→ **DATA IN THIS EXERCISE**
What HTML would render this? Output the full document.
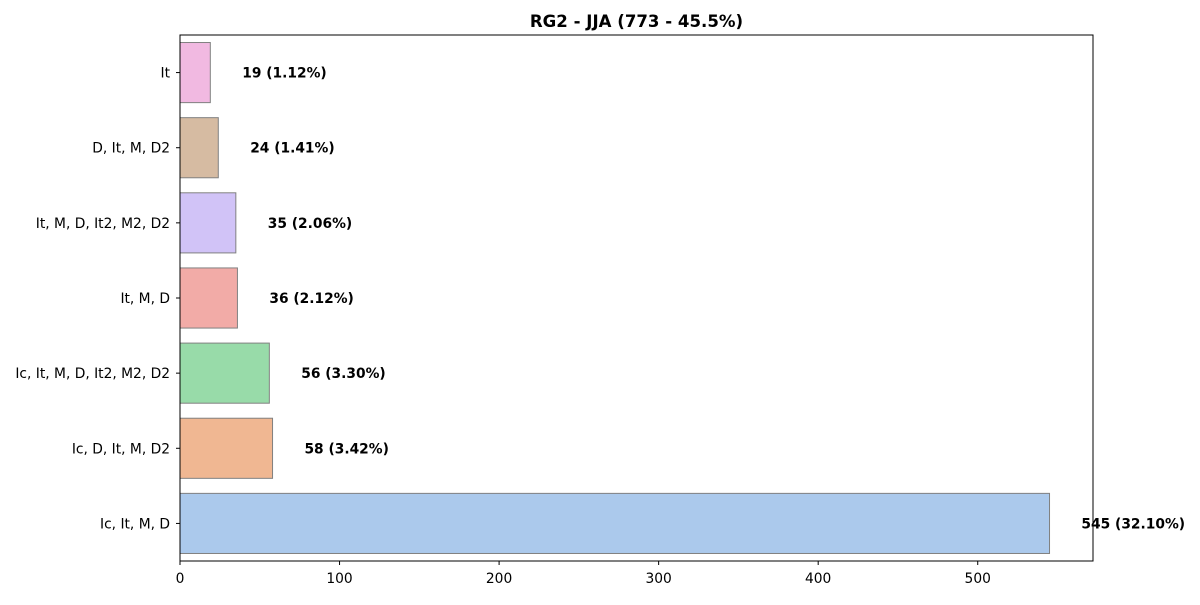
<!DOCTYPE html>
<html><head><meta charset="utf-8"><style>
body{margin:0;background:#fff;font-family:"Liberation Sans","DejaVu Sans",sans-serif}
svg text{font-family:"DejaVu Sans","Liberation Sans",sans-serif}
</style></head><body>
<svg id="c" width="1200" height="600" xmlns="http://www.w3.org/2000/svg"></svg>
<script>
const categories=["Ic, It, M, D","Ic, D, It, M, D2","Ic, It, M, D, It2, M2, D2","It, M, D","It, M, D, It2, M2, D2","D, It, M, D2","It"];
const values=[545,58,56,36,35,24,19];
const percents=["32.10%","3.42%","3.30%","2.12%","2.06%","1.41%","1.12%"];
const colors=["#abc9ec","#f0b792","#98dba9","#f2aba7","#d1c3f7","#d6bba2","#f1b9e1"];
const xTicks=[0,100,200,300,400,500];
const L=180,R=1093,T=35,B=561;
const xmax=Math.max(...values)*1.05;
const x=v=>L+v/xmax*(R-L);
const n=categories.length, slot=(B-T)/n;
const yc=i=>B-(i+0.5)*slot;
const svg=document.getElementById('c');
const NS="http://www.w3.org/2000/svg";
function mk(t,a,txt){const e=document.createElementNS(NS,t);for(const k in a)e.setAttribute(k,a[k]);if(txt!=null)e.textContent=txt;svg.appendChild(e);return e;}
let e=mk('text',{x:(L+R)/2,y:27,'text-anchor':'middle','font-size':16.6,'font-weight':'bold'},'RG2 - JJA (773 - 45.5%)');


for(let i=0;i<n;i++){
  const h=slot*0.8;
  e=mk('rect',{x:x(0),y:yc(i)-h/2,width:x(values[i])-x(0),height:h,fill:colors[i],stroke:'#808080','stroke-width':1});
  
  
  e=mk('text',{x:x(values[i]+20),y:yc(i)+5,'font-size':13.8,'font-weight':'bold'},values[i]+' ('+percents[i]+')');
  
  
  e=mk('line',{x1:L-4,x2:L,y1:yc(i),y2:yc(i),stroke:'#000'});
  
  
  e=mk('text',{x:L-10,y:yc(i)+5,'font-size':13.8,'text-anchor':'end'},categories[i]);
  
  
}
xTicks.forEach(t=>{
  e=mk('line',{x1:x(t),x2:x(t),y1:B,y2:B+4,stroke:'#000'});
  
  
  e=mk('text',{x:x(t),y:B+22,'font-size':13.8,'text-anchor':'middle'},String(t));
  
  
});
e=mk('rect',{x:L,y:T,width:R-L,height:B-T,fill:'none',stroke:'#000','stroke-width':1});


</script>
</body></html>
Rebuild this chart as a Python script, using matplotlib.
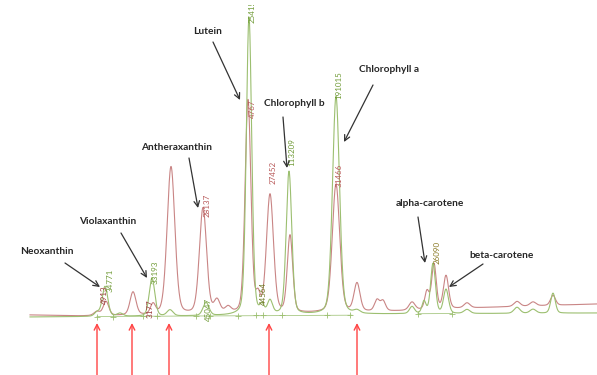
import numpy as np
import matplotlib.pyplot as plt

# retention position (px-like units), peak heights and widths
green_rt = [97, 105, 120, 152, 170, 206, 249, 262, 270, 289, 336, 357, 412, 424, 433, 446, 467, 517, 533, 553]
green_h = [4, 30, 3, 38, 6, 13, 298, 8, 13, 143, 218, 3, 7, 12, 50, 24, 4, 6, 4, 20]
green_w = [2.5, 2.8, 3, 2.8, 3, 3, 2.7, 2, 2.5, 2.8, 3.5, 3, 2.5, 2.0, 2.4, 2.5, 3, 3, 3, 2.3]

red_rt = [97, 106, 133, 153, 171, 203, 217, 228, 248, 258, 270, 290, 336, 357, 377, 383, 412, 427, 434, 446, 467, 517, 533, 553]
red_h = [4, 14, 23, 10, 148, 106, 13, 6, 213, 16, 118, 77, 128, 28, 11, 10, 8, 18, 45, 33, 5, 5, 4, 10]
red_w = [3, 2.8, 3, 2.5, 3.9, 3.6, 3, 3, 2.9, 2.2, 3.5, 2.7, 3.7, 3, 2.5, 2.5, 3, 2.2, 2.3, 2.6, 3, 3, 3, 2.5]

# baseline drift
green_base_x = [30, 200, 300, 400, 597]
green_base_y = [58, 59, 60, 61, 62]
red_base_x = [30, 80, 200, 300, 400, 470, 597]
red_base_y = [60, 59, 60, 61.5, 64, 67, 71]

# integration marks on the green trace
marks_x = [97, 113, 143, 157, 196, 210, 238, 256, 263, 282, 327, 350, 418, 452]

# compound labels: name, text pos, arrow tip
names = ["Neoxanthin", "Violaxanthin", "Antheraxanthin", "Lutein", "Chlorophyll b",
         "Chlorophyll a", "alpha-carotene", "beta-carotene"]
name_xy = [(47, 123), (108, 153), (177, 228), (208, 343), (294, 271), (389, 305), (430, 172), (502, 120)]
arrow_from = [(65, 112), (121, 142), (189, 217), (213, 333), (283, 258), (373, 290), (418, 158), (483, 111)]
arrow_to = [(100, 88), (147, 97), (198, 167), (240, 275), (287, 207), (344, 233), (425, 112), (449, 88)]

# peak area labels
area_txt = ["4913", "34771", "3177", "33193", "28137", "45047", "2541!", "4767", "44564",
            "27452", "113209", "191015", "31466", "26090"]
area_xy = [(104, 80), (110, 95), (150, 66), (155, 103), (207, 170), (208, 66), (252, 362), (252, 266),
           (263, 82), (273, 203), (292, 223), (339, 290), (339, 200), (437, 123)]
area_col = ["#9b3b3b", "#6f9a35", "#9b3b3b", "#6f9a35", "#b85858", "#6f9a35", "#6f9a35", "#b85858",
            "#6f7a25", "#b85858", "#6f9a35", "#6f9a35", "#b85858", "#8a7a25"]

# red marker arrows under the baseline
marker_arrows = [97, 132, 169, 269, 357]

rt = np.linspace(30, 597, 4000)


def trace(cent, hgt, wid, bx, by, eta=0.25):
    y = np.interp(rt, bx, by)
    for c, h, w in zip(cent, hgt, wid):
        g = np.exp(-0.5 * ((rt - c) / w) ** 2)
        gam = 1.1774 * w
        lor = 1.0 / (1.0 + ((rt - c) / gam) ** 2)
        y = y + h * ((1 - eta) * g + eta * lor)
    return y


plt.rcParams['font.family'] = ['Lato', 'DejaVu Sans']
fig = plt.figure(figsize=(5.97, 3.75), dpi=100)
ax = fig.add_axes([0, 0, 1, 1])

red_y = trace(red_rt, red_h, red_w, red_base_x, red_base_y)
green_y = trace(green_rt, green_h, green_w, green_base_x, green_base_y)
ax.plot(rt, red_y, color="#c98585", lw=0.8)
ax.plot(rt, green_y, color="#9cbf70", lw=0.8)

# integration baselines
ax.plot([97, 352], [58.5, 59.8], color="#a8c884", lw=0.6)
ax.plot([418, 452], [61.3, 61.5], color="#a8c884", lw=0.6)
mk_y = np.interp(marks_x, green_base_x, green_base_y)
ax.plot(marks_x, mk_y, ls="none", marker="+", ms=4, mew=0.6, color="#9cbf70")

for t, (x, y), c in zip(area_txt, area_xy, area_col):
    ax.text(x, y, t, rotation=90, fontsize=5.8, color=c, ha="center", va="center")

for n, p, a0, a1 in zip(names, name_xy, arrow_from, arrow_to):
    ax.text(p[0], p[1], n, fontsize=7.3, fontweight="bold", color="#262626", ha="center", va="center")
    ax.annotate("", xy=a1, xytext=a0,
                arrowprops=dict(arrowstyle="->", color="#333333", lw=0.9, shrinkA=0, shrinkB=0))

for x in marker_arrows:
    ax.annotate("", xy=(x, 52), xytext=(x, 0),
                arrowprops=dict(arrowstyle="->", color="#ff4444", lw=1.0, shrinkA=0, shrinkB=0))

ax.set_xlim(0, 597)
ax.set_ylim(0, 375)
ax.axis("off")
plt.savefig("out.png", dpi=100)
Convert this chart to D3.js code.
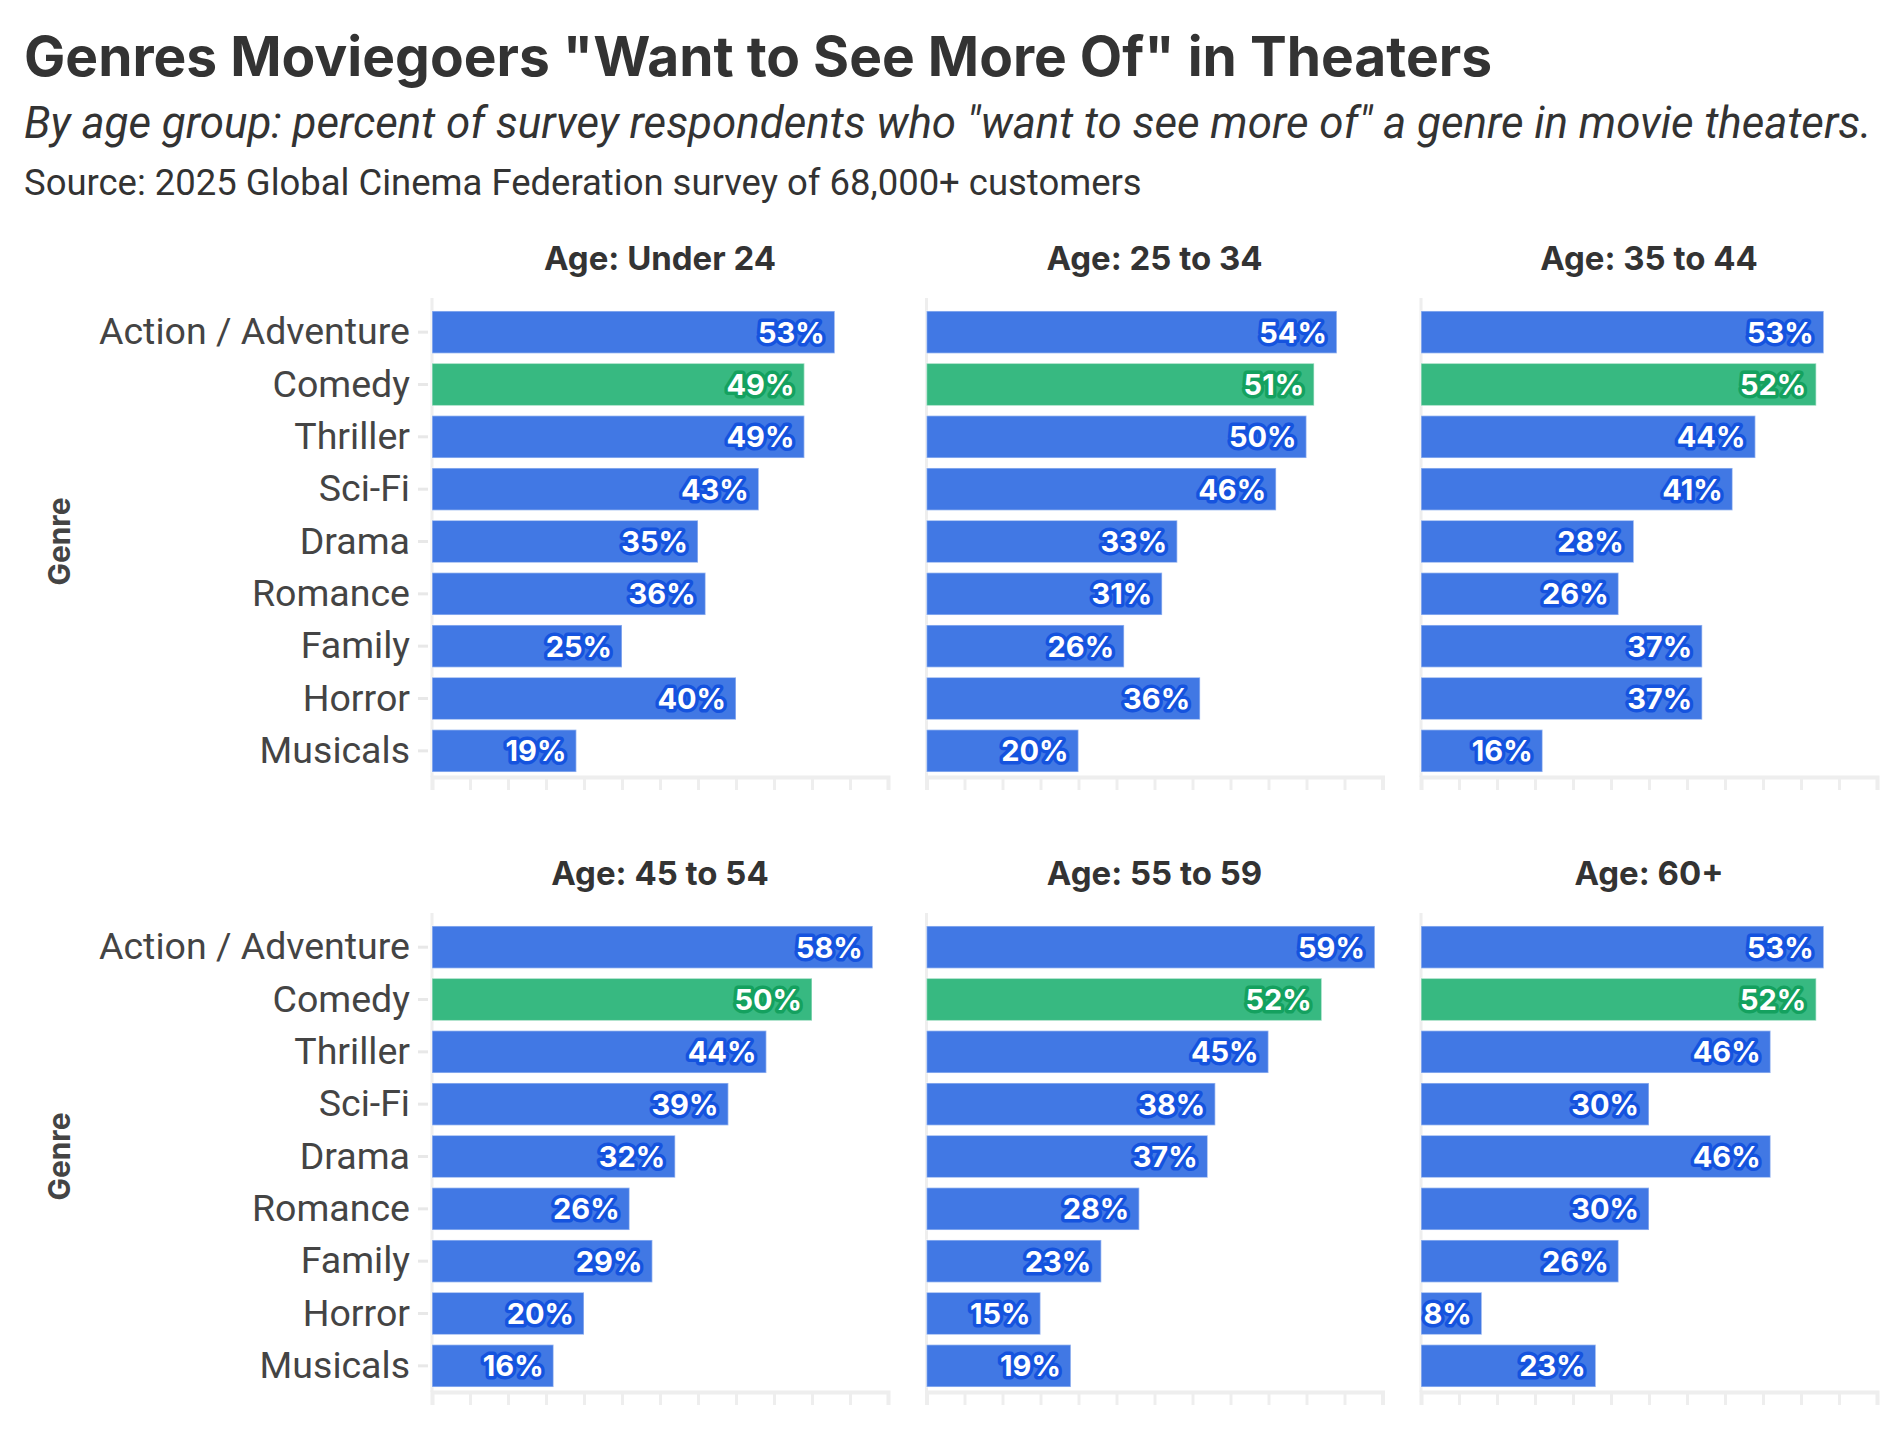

→ **WHAT NEEDS TO BE DONE**
Transcribe every line from the records above without alteration, and leave out the images.

→ **SOLUTION FOR THIS EXERCISE**
What HTML would render this? Output the full document.
<!DOCTYPE html>
<html><head><meta charset="utf-8"><style>
body{margin:0;background:#fff;font-family:"Liberation Sans","DejaVu Sans",sans-serif}
svg text{font-family:"DejaVu Sans","Liberation Sans",sans-serif}
</style></head><body>
<svg id="c" width="1200" height="600" xmlns="http://www.w3.org/2000/svg"></svg>
<script>
const categories=["Ic, It, M, D","Ic, D, It, M, D2","Ic, It, M, D, It2, M2, D2","It, M, D","It, M, D, It2, M2, D2","D, It, M, D2","It"];
const values=[545,58,56,36,35,24,19];
const percents=["32.10%","3.42%","3.30%","2.12%","2.06%","1.41%","1.12%"];
const colors=["#abc9ec","#f0b792","#98dba9","#f2aba7","#d1c3f7","#d6bba2","#f1b9e1"];
const xTicks=[0,100,200,300,400,500];
const L=180,R=1093,T=35,B=561;
const xmax=Math.max(...values)*1.05;
const x=v=>L+v/xmax*(R-L);
const n=categories.length, slot=(B-T)/n;
const yc=i=>B-(i+0.5)*slot;
const svg=document.getElementById('c');
const NS="http://www.w3.org/2000/svg";
function mk(t,a,txt){const e=document.createElementNS(NS,t);for(const k in a)e.setAttribute(k,a[k]);if(txt!=null)e.textContent=txt;svg.appendChild(e);return e;}
let e=mk('text',{x:(L+R)/2,y:27,'text-anchor':'middle','font-size':16.6,'font-weight':'bold'},'RG2 - JJA (773 - 45.5%)');


for(let i=0;i<n;i++){
  const h=slot*0.8;
  e=mk('rect',{x:x(0),y:yc(i)-h/2,width:x(values[i])-x(0),height:h,fill:colors[i],stroke:'#808080','stroke-width':1});
  
  
  e=mk('text',{x:x(values[i]+20),y:yc(i)+5,'font-size':13.8,'font-weight':'bold'},values[i]+' ('+percents[i]+')');
  
  
  e=mk('line',{x1:L-4,x2:L,y1:yc(i),y2:yc(i),stroke:'#000'});
  
  
  e=mk('text',{x:L-10,y:yc(i)+5,'font-size':13.8,'text-anchor':'end'},categories[i]);
  
  
}
xTicks.forEach(t=>{
  e=mk('line',{x1:x(t),x2:x(t),y1:B,y2:B+4,stroke:'#000'});
  
  
  e=mk('text',{x:x(t),y:B+22,'font-size':13.8,'text-anchor':'middle'},String(t));
  
  
});
e=mk('rect',{x:L,y:T,width:R-L,height:B-T,fill:'none',stroke:'#000','stroke-width':1});


</script>
</body></html>
Rebuild this chart as a Python script, using matplotlib.
import numpy as np
import matplotlib.pyplot as plt

# retention position (px-like units), peak heights and widths
green_rt = [97, 105, 120, 152, 170, 206, 249, 262, 270, 289, 336, 357, 412, 424, 433, 446, 467, 517, 533, 553]
green_h = [4, 30, 3, 38, 6, 13, 298, 8, 13, 143, 218, 3, 7, 12, 50, 24, 4, 6, 4, 20]
green_w = [2.5, 2.8, 3, 2.8, 3, 3, 2.7, 2, 2.5, 2.8, 3.5, 3, 2.5, 2.0, 2.4, 2.5, 3, 3, 3, 2.3]

red_rt = [97, 106, 133, 153, 171, 203, 217, 228, 248, 258, 270, 290, 336, 357, 377, 383, 412, 427, 434, 446, 467, 517, 533, 553]
red_h = [4, 14, 23, 10, 148, 106, 13, 6, 213, 16, 118, 77, 128, 28, 11, 10, 8, 18, 45, 33, 5, 5, 4, 10]
red_w = [3, 2.8, 3, 2.5, 3.9, 3.6, 3, 3, 2.9, 2.2, 3.5, 2.7, 3.7, 3, 2.5, 2.5, 3, 2.2, 2.3, 2.6, 3, 3, 3, 2.5]

# baseline drift
green_base_x = [30, 200, 300, 400, 597]
green_base_y = [58, 59, 60, 61, 62]
red_base_x = [30, 80, 200, 300, 400, 470, 597]
red_base_y = [60, 59, 60, 61.5, 64, 67, 71]

# integration marks on the green trace
marks_x = [97, 113, 143, 157, 196, 210, 238, 256, 263, 282, 327, 350, 418, 452]

# compound labels: name, text pos, arrow tip
names = ["Neoxanthin", "Violaxanthin", "Antheraxanthin", "Lutein", "Chlorophyll b",
         "Chlorophyll a", "alpha-carotene", "beta-carotene"]
name_xy = [(47, 123), (108, 153), (177, 228), (208, 343), (294, 271), (389, 305), (430, 172), (502, 120)]
arrow_from = [(65, 112), (121, 142), (189, 217), (213, 333), (283, 258), (373, 290), (418, 158), (483, 111)]
arrow_to = [(100, 88), (147, 97), (198, 167), (240, 275), (287, 207), (344, 233), (425, 112), (449, 88)]

# peak area labels
area_txt = ["4913", "34771", "3177", "33193", "28137", "45047", "2541!", "4767", "44564",
            "27452", "113209", "191015", "31466", "26090"]
area_xy = [(104, 80), (110, 95), (150, 66), (155, 103), (207, 170), (208, 66), (252, 362), (252, 266),
           (263, 82), (273, 203), (292, 223), (339, 290), (339, 200), (437, 123)]
area_col = ["#9b3b3b", "#6f9a35", "#9b3b3b", "#6f9a35", "#b85858", "#6f9a35", "#6f9a35", "#b85858",
            "#6f7a25", "#b85858", "#6f9a35", "#6f9a35", "#b85858", "#8a7a25"]

# red marker arrows under the baseline
marker_arrows = [97, 132, 169, 269, 357]

rt = np.linspace(30, 597, 4000)


def trace(cent, hgt, wid, bx, by, eta=0.25):
    y = np.interp(rt, bx, by)
    for c, h, w in zip(cent, hgt, wid):
        g = np.exp(-0.5 * ((rt - c) / w) ** 2)
        gam = 1.1774 * w
        lor = 1.0 / (1.0 + ((rt - c) / gam) ** 2)
        y = y + h * ((1 - eta) * g + eta * lor)
    return y


plt.rcParams['font.family'] = ['Lato', 'DejaVu Sans']
fig = plt.figure(figsize=(5.97, 3.75), dpi=100)
ax = fig.add_axes([0, 0, 1, 1])

red_y = trace(red_rt, red_h, red_w, red_base_x, red_base_y)
green_y = trace(green_rt, green_h, green_w, green_base_x, green_base_y)
ax.plot(rt, red_y, color="#c98585", lw=0.8)
ax.plot(rt, green_y, color="#9cbf70", lw=0.8)

# integration baselines
ax.plot([97, 352], [58.5, 59.8], color="#a8c884", lw=0.6)
ax.plot([418, 452], [61.3, 61.5], color="#a8c884", lw=0.6)
mk_y = np.interp(marks_x, green_base_x, green_base_y)
ax.plot(marks_x, mk_y, ls="none", marker="+", ms=4, mew=0.6, color="#9cbf70")

for t, (x, y), c in zip(area_txt, area_xy, area_col):
    ax.text(x, y, t, rotation=90, fontsize=5.8, color=c, ha="center", va="center")

for n, p, a0, a1 in zip(names, name_xy, arrow_from, arrow_to):
    ax.text(p[0], p[1], n, fontsize=7.3, fontweight="bold", color="#262626", ha="center", va="center")
    ax.annotate("", xy=a1, xytext=a0,
                arrowprops=dict(arrowstyle="->", color="#333333", lw=0.9, shrinkA=0, shrinkB=0))

for x in marker_arrows:
    ax.annotate("", xy=(x, 52), xytext=(x, 0),
                arrowprops=dict(arrowstyle="->", color="#ff4444", lw=1.0, shrinkA=0, shrinkB=0))

ax.set_xlim(0, 597)
ax.set_ylim(0, 375)
ax.axis("off")
plt.savefig("out.png", dpi=100)
Convert this chart to D3.js code.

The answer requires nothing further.